During the Trump administration, many within the LWV felt they could no longer remain neutral as the Left rallied around nonprofits and activists who became increasingly more hysterical in their leftwing radicalism.
In 2018, the LWV invited consultants to help it build up its membership. The consultants criticized the organization for being too white and recommended it adopt more leftist positions.
Whereas before it remained stealthily leftwing, the LWV now became one of many radical activist nonprofits on the Left, indistinguishable from so many who march in lockstep with the Democratic Party.
LWV Becomes A Protest Partner
During the anti-Brett Kavanaugh hearings, LWV’s president was arrested with hundreds of protesters for crowding a Senate office building.
The national LWV even shut down a local Nevada chapter because the chapter's leaders criticized state Democrats for partisan gerrymandering, accusations the LWV lobby frequently at Republican-run state legislatures. “There was always the feeling the league was run by the Democrats,” the disbanded LWV Nevada chapter’s former treasurer told ProPublica.
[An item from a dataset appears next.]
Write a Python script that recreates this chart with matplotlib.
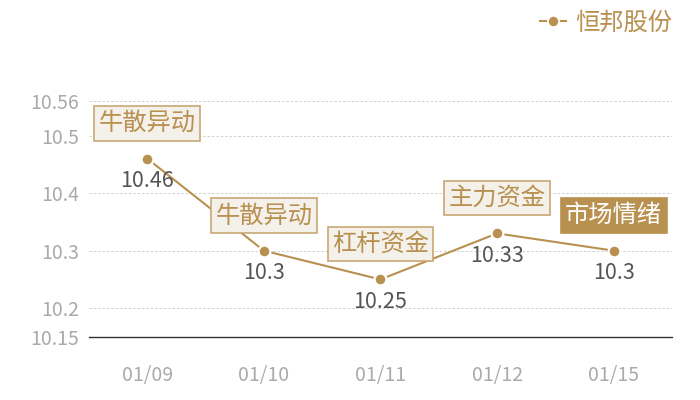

After bowing to the leftwing consultant class, the national organization saw no reason to hide it or allow its local chapters to hide it.
After the January 6 riot, the LWV called Trump a “tyrannical despot” and demanded his removal from office by “any legal means.”
The Washington Examiner reported that in July 2021, President Joe Biden’s White House hosted a Zoom call to discuss boosting voter registration with key Democratic constituencies, including LWV representatives. They were joined by the Soros-backed Open Society Policy Center, End Citizens United, and eBay founder Pierre Omidyar’s Democracy Fund, among other radical groups. Topics of discussion included registering illegal immigrants to vote and requiring federally funded public housing to register tenants.
Every election cycle, the LWV tries to continue its tradition of holding neutral candidate forums and debates. In 1976, it even sponsored three presidential debates between Jimmy Carter and then-President Gerald Ford. Many Republican candidates, however, rightly decline or ignore the organization’s invitations, understanding that any debate the LWV hosts will not be neutral because it is not an neutral organization.
This year, in Louisville, Kentucky, among 10 state House, 2 state Senate, and 7 Louisville Metro Council seat races, the local LWV could only convince one Republican to agree to a candidate forum.
Naked Partisanship Undermines LWV’s Legitimacy
Despite protests from LWV leadership that Republicans are hurting the democratic process by refusing to participate, the Kentucky LWV has already waded into a contentious statewide partisan issue by opposing Kentucky’s Amendment 2 vote, which would fund school choice—clearly taking the side of Kentucky Democrats.
University of Kentucky political science professor Stephen Voss told the Kentucky Lantern that for a Republican “to doubt they’d get a fair shake in front of an organization that’s already on record taking positions at odds with their party’s positions on a whole range of issues seems like a pretty legitimate excuse to give.”
The LWV cannot honestly claim nonpartisanship while endorsing every position of the Democratic Party and opposing every proposal by Republicans. As the LWV continues to double-down on its leftwing radicalism, more right-leaning and centrist candidates and voters will continue to shun it.